The United States used up almost 13 million barrels of its Strategic Petroleum Reserve (SPR) since mid-October to meet supply disruptions, even before the 50 million barrels committed by President Joe Biden to bring down runaway fuel prices, government data showed on Wednesday
WASHINGTON (Pakistan Point News / Sputnik - 01st December, 2021) The United States used up almost 13 million barrels of its Strategic Petroleum Reserve (SPR) since mid-October to meet supply disruptions, even before the 50 million barrels committed by President Joe Biden to bring down runaway fuel prices, government data showed on Wednesday.
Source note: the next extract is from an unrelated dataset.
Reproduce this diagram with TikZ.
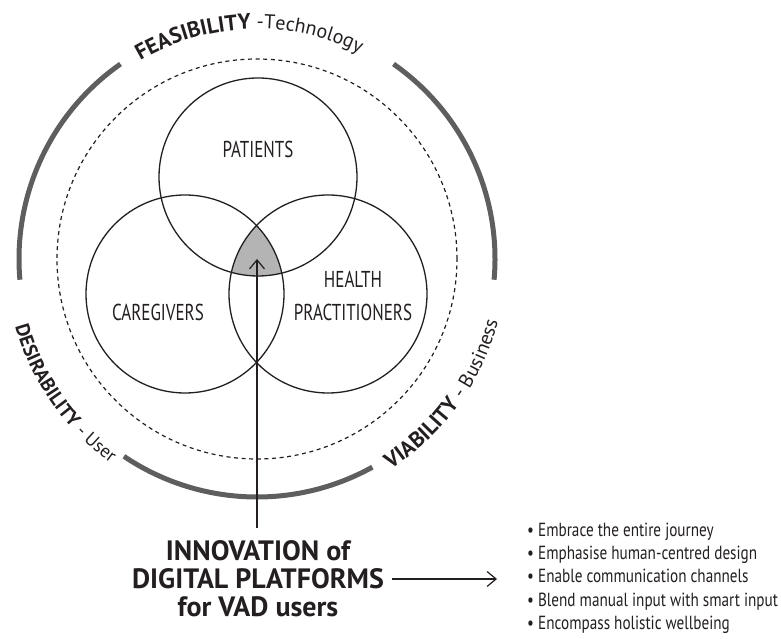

The amount of crude held by the SPR fell by 12.7 million barrels in the seven weeks to November 26, amounting to an average weekly use of 1.8 million barrels, according to Sputnik calculations of weekly data released by the US Energy Information Administration (EIA).
Biden announced last month that the United States will release 50 million barrels from the SPR from mid-December, under a coordinated action with other major oil consuming countries, to tamp down fuel prices at US pumps that were retailing at seven-year highs averaging at just under $3.40 per gallon.
Biden has been criticized by rival Republicans for using the US oil reserves to fight inflation when such supplies are typically used to fill shortages in times of crisis in oil supply. Inflation in the United States has grown by its fastest pace in more than three decades this year, the Consumer price Index indicated, as the economy rebounded from the 2020 lockdowns and other coronavirus pandemic measures.
Republicans have introduced legislation that would prevent the Biden administration from opening the SPR for non-emergency reasons until it develops a plan to boost oil and gas production on Federal lands.
The EIA said last week that based on the scheduled releases of the SPR, the US crude reserves could be halved by 2032, bringing it to the lowest level since 1983.
Aside from special allocations, like those announced by Biden, the SPR is commonly used to fill crude oil shortages forced by production outages related to hurricanes and other natural calamities. The United States has had a string of hurricanes this year, mostly notably Ida, which shut down more than 90% of oil and gas production in September.